Field notes
Why fall is the best glamping season
If we had to pick one season for glamping in the US, it would be fall. Not close.
Summer has the long days. Winter has the cozy. Spring has the renewal. Fall has every glamping-specific virtue at once.
What fall does better
Temperature. A 70°F day and a 45°F night is the ideal glamping range. Warm enough for the deck, cool enough that the fire feels purposeful, cool enough that the bed feels good.
Color. The forests around the property go from background to foreground. Yellows, oranges, reds. A treehouse in October surrounded by red maples is a different stay than the same treehouse in July.
Bug pressure. Drops dramatically after the first hard frost. By mid-September in most of the US, mosquito and tick pressure is a fraction of summer.
Crowds. Peak summer is school-vacation traffic. Fall — outside of Columbus Day weekend and the foliage peak window — is meaningfully quieter. You’ll have trails to yourself.
Pricing. Premium glamping properties drop 20–40% post-Labor Day. The same cabin that’s $400 in July is $250 in October.
Light. Golden hour gets longer, lower, and lasts longer. Photos look better automatically. Sunsets last 45 minutes instead of 15.
What fall asks of you
Pack more layers. The temperature swing is the defining feature. Bring a real puffy and a real fleece.
Move faster on the daily plan. Days are shorter. By 5:30 it’s dim; by 6 it’s dark. Plan hikes to finish by 4:30.
Reserve earlier. Foliage weekends are the most-booked weekends of the year in many regions (New England, Catskills, Smokies, Colorado Rockies, Wisconsin north woods).
Watch for the first frost. Determines bug pressure, leaf timing, road conditions in higher elevations.
Regional foliage windows
| Region | Peak window |
|---|---|
| Upper Midwest (MN, WI, MI UP) | mid-Sept – early Oct |
| New England (NH, VT, ME) | late Sept – mid-Oct |
| Catskills + Adirondacks (NY) | early – mid-Oct |
| Pocono + Northern PA | mid-Oct |
| Smokies (TN, NC) | mid-Oct – early Nov |
| Colorado high country | mid-Sept (aspens) |
| Pacific NW (vine maple, larch) | late Sept – mid-Oct |
| Southern Appalachians | late Oct – early Nov |
Where fall changes everything
Vermont. The state turns gold for two weeks. Yurts and cabins on hillside properties get the perfect view. Book six months out.

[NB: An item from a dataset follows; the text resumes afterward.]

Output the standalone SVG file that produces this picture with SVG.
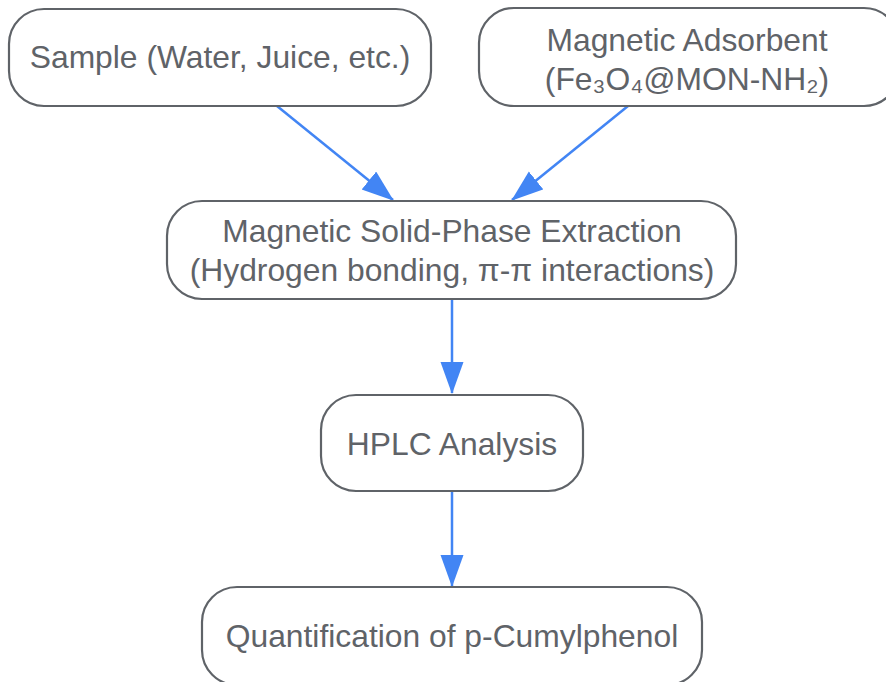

Western North Carolina. Smokies + Blue Ridge. Cabin density is enormous. Foliage from above the cloud line is unforgettable.
Wisconsin Northwoods. Quieter, less famous, equally vivid. Lake-and-foliage combinations.
Catskills. Reachable from NYC for a long weekend. A-frames, domes, treehouses in red and yellow maple.
Colorado. Aspens turn first (early September) — the entire mountain glows yellow against pine green. Different from East Coast palette.
Pacific Northwest. Vine maple turns red, larch turns yellow against blue water. Olympic Peninsula + North Cascades.
Maine. Acadia in mid-October is more dramatic than mid-July, and meaningfully less crowded.
Wisconsin and Minnesota lakes. Yurts on the water in early October — gold reflections at sunrise, no mosquitos, no boats.
How to book the perfect fall stay
- Decide on region 4 months out. Foliage weekends fill 3+ months ahead in popular states.
- Look at last year’s peak dates — they shift by a week or two, but the window is consistent.
- Reserve a flexible-cancellation booking if available — foliage timing is forecast-volatile.
- Book midweek if possible. Weekend foliage rates are 40–60% higher.
- Watch the weather 10 days out. Rain ruins peak weekends. Have a Plan B.
What’s harder in fall
- Some properties wind down before peak: check the listing for “closed after Oct 15.”
- Mountain pass closures start by mid-October in Colorado, late October in Cascades.
- Daylight feels short. Hike + dinner + fire = full day.
- Wood stove temperament — wet wood from rain is a real morning frustration.
The honest case
Summer glamping is the conventional choice. Long days, kids out of school, easy mode.
But the best glamping memories most people keep — when they really think about it — are the fall ones. The fire feels essential, not optional. The blanket on the deck is the right move at 7 PM. The morning fog rises off the creek. The colors are everywhere.
Book fall. Book early. Don’t wait until next year to find out.